FG Retains Tough Visa Requirement For Foreign Journalists
The Federal Government has retained a controversial requirement for foreign journalists applying for Nigerian visa, which was introduced by the Goodluck Jonathan administration, and retained in the new Nigerian Visa Policy 2020 launched by the President Muhammadu Buhari.
The policy states that foreign journalists applying for the journalist visa must, among other requirements, get a letter of clearance from the Federal Ministry of Information.
The visa category, known as F7A, is only valid for 90 days and permits a single entry.
The Nigerian High Commission in the United Kingdom states on its website that when a person applies for journalist’s visa, the application has to get ‘clearance from the Federal Ministry of Information and Communications and it can take anything from one week up to one month.’
After the journalist visa has been issued, the person is expected to head to the Federal Ministry of the Information, Abuja to get a clearance.
Although not expressly stated in the visa policy, The Punch learnt that the process of getting accreditation at the Federal Ministry of Information is often tedious and comes with its own requirements.
For instance, a circular issued by the Nigerian High Commission in the UK states that foreign journalists coming with video and camera equipment must be made to pay weekly.

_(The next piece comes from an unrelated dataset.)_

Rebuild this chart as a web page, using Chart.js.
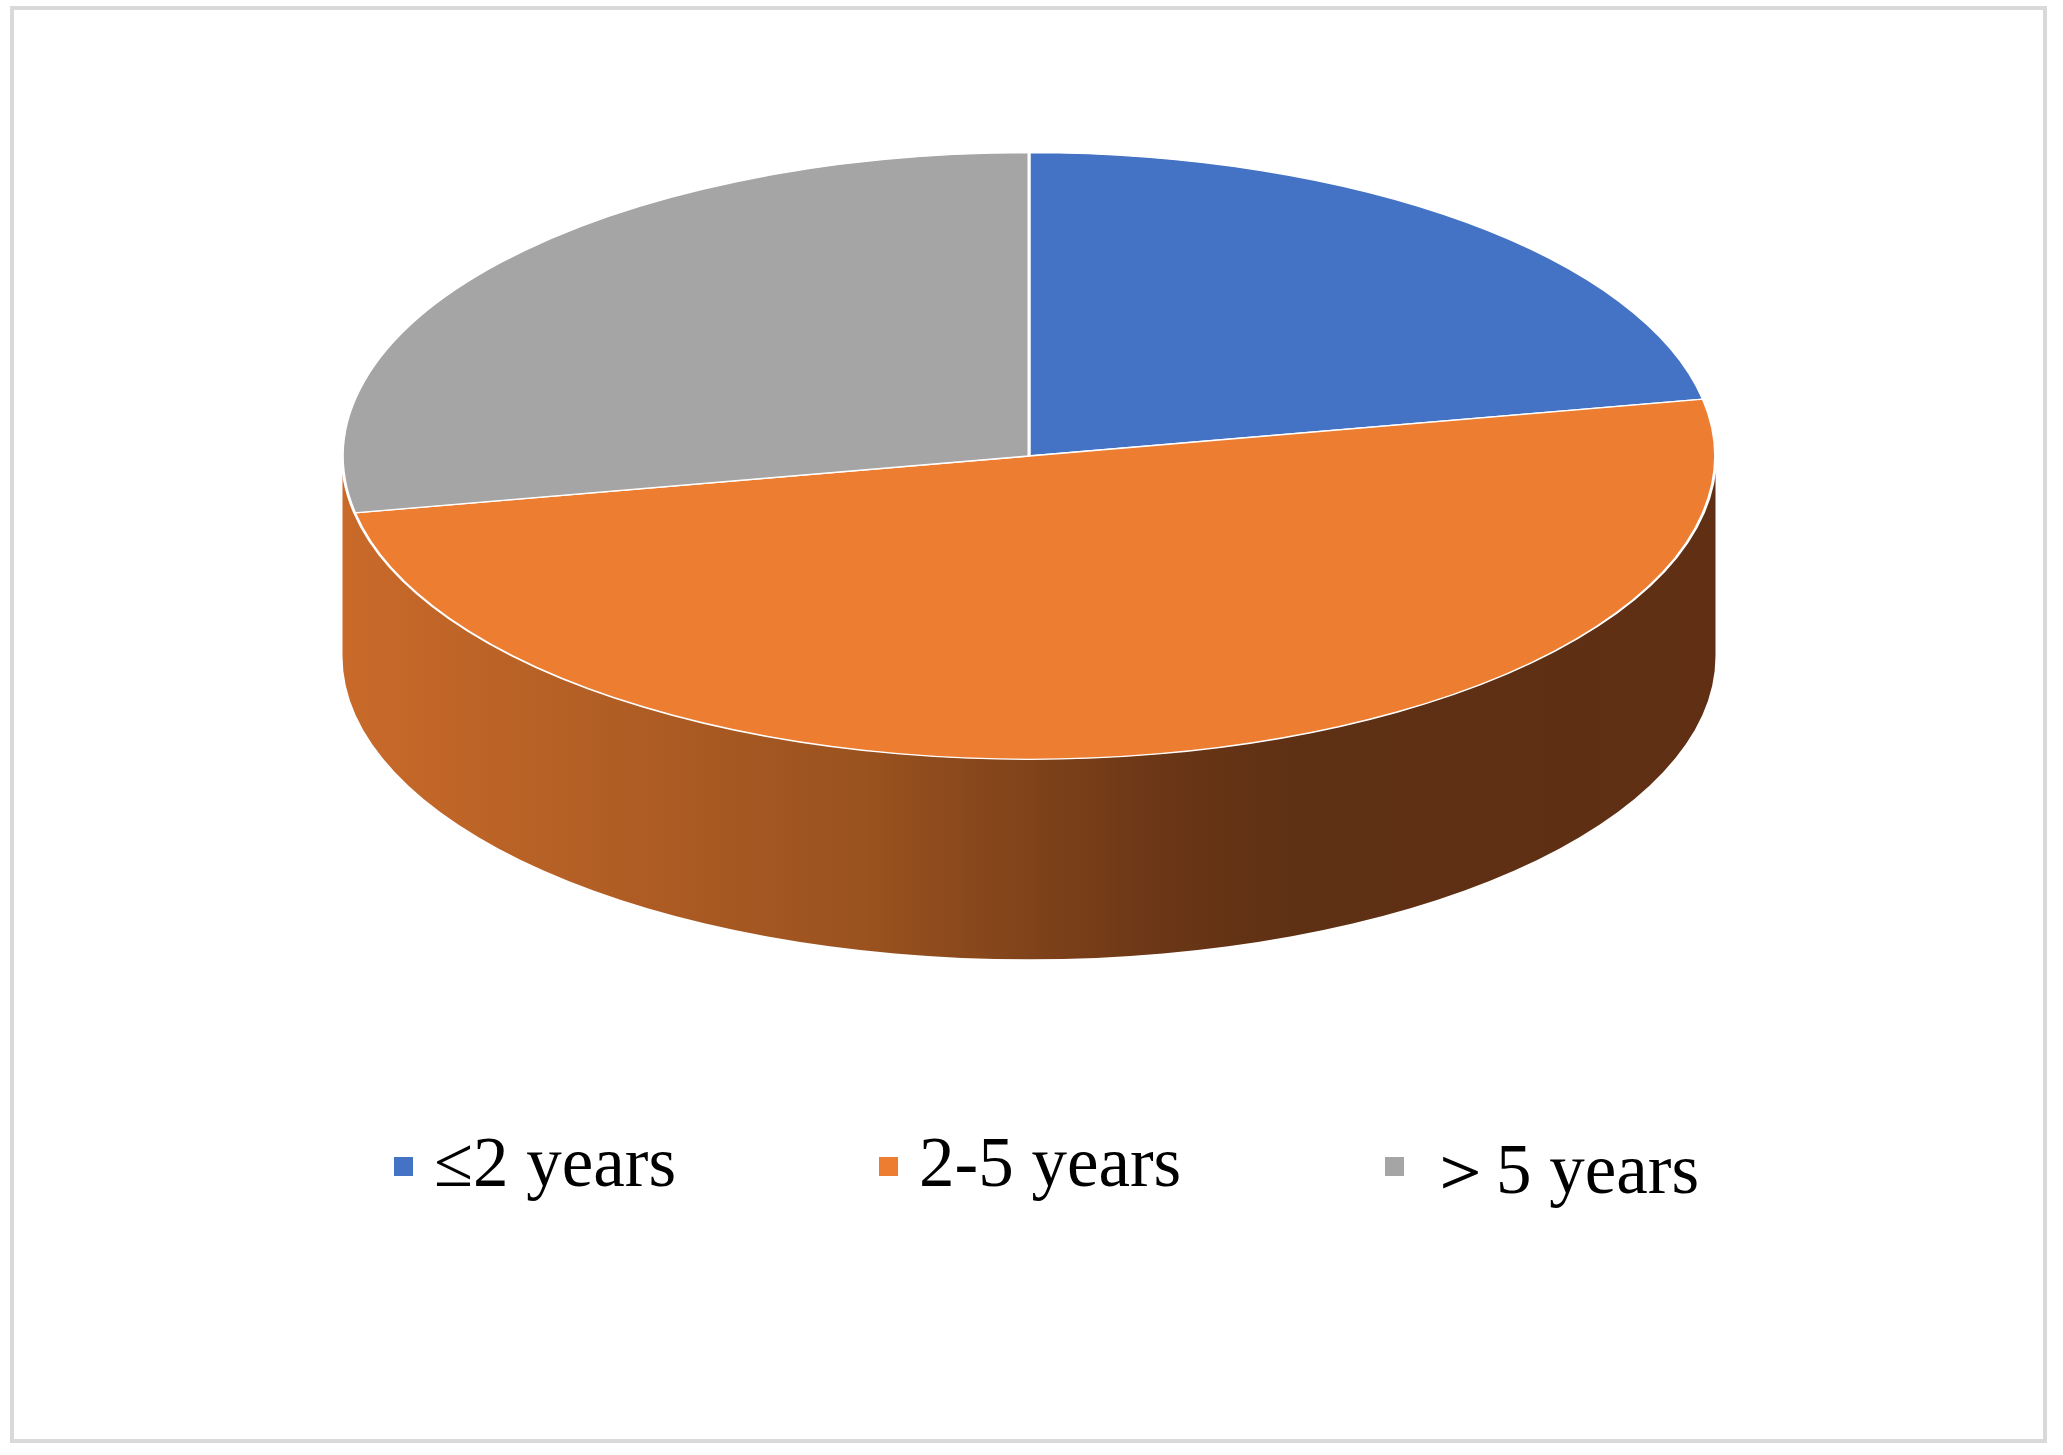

The circular reads in part;
The weekly filming fee is $150 (N54,000) payable on arrival to the accreditation section, Federal Ministry of Information.
Please be advised that it is mandatory that all journalists issued with entry visas report for accreditation and documentation on arrival in Nigeria at the External Publicity Division, Federal Ministry of Information and Communication, Room 3, Wing A, Radio House, Garki, Abuja, before embarking on any assignment in the country.
Failure to report is a violation of the terms of entry.
Reacting to the development, the Executive Director, International Press Centre (IPC), Lanre Arogundade, condemned the Federal Government’s tough visa conditions for foreign journalists, adding that democratic nations ought to promote a free press.
Arogundade said Nigerian journalists could be made to suffer if other countries were to reciprocate.
The IPC executive director added;
It is not a right policy. It is not acceptable because it means it is the Ministry of Information that will decide who should come to the country or not and if they have issues with that journalist, he will not be allowed to come. I travelled to the Gambia under Yahaya Jameh’s dictatorship and it wasn’t this difficult to get a journalist visa.
He added that;
Nigerian journalists also apply for foreign visas and they are never given the condition of getting clearance from foreign ministries of information. So, it is just a form of gagging the press. They want to be able to control journalists and it is not good for the image of this country.
However, a source at the ministry said the visa requirement for journalists was put in place for security reasons, The Punch reports.
The policy predates this government. It is true that $150 is charged for those who want to do documentaries. It doesn’t apply to all journalists. Also, we ensure that visa applications of journalists are not delayed. No one is trying to stifle the press. We only do it for security reasons.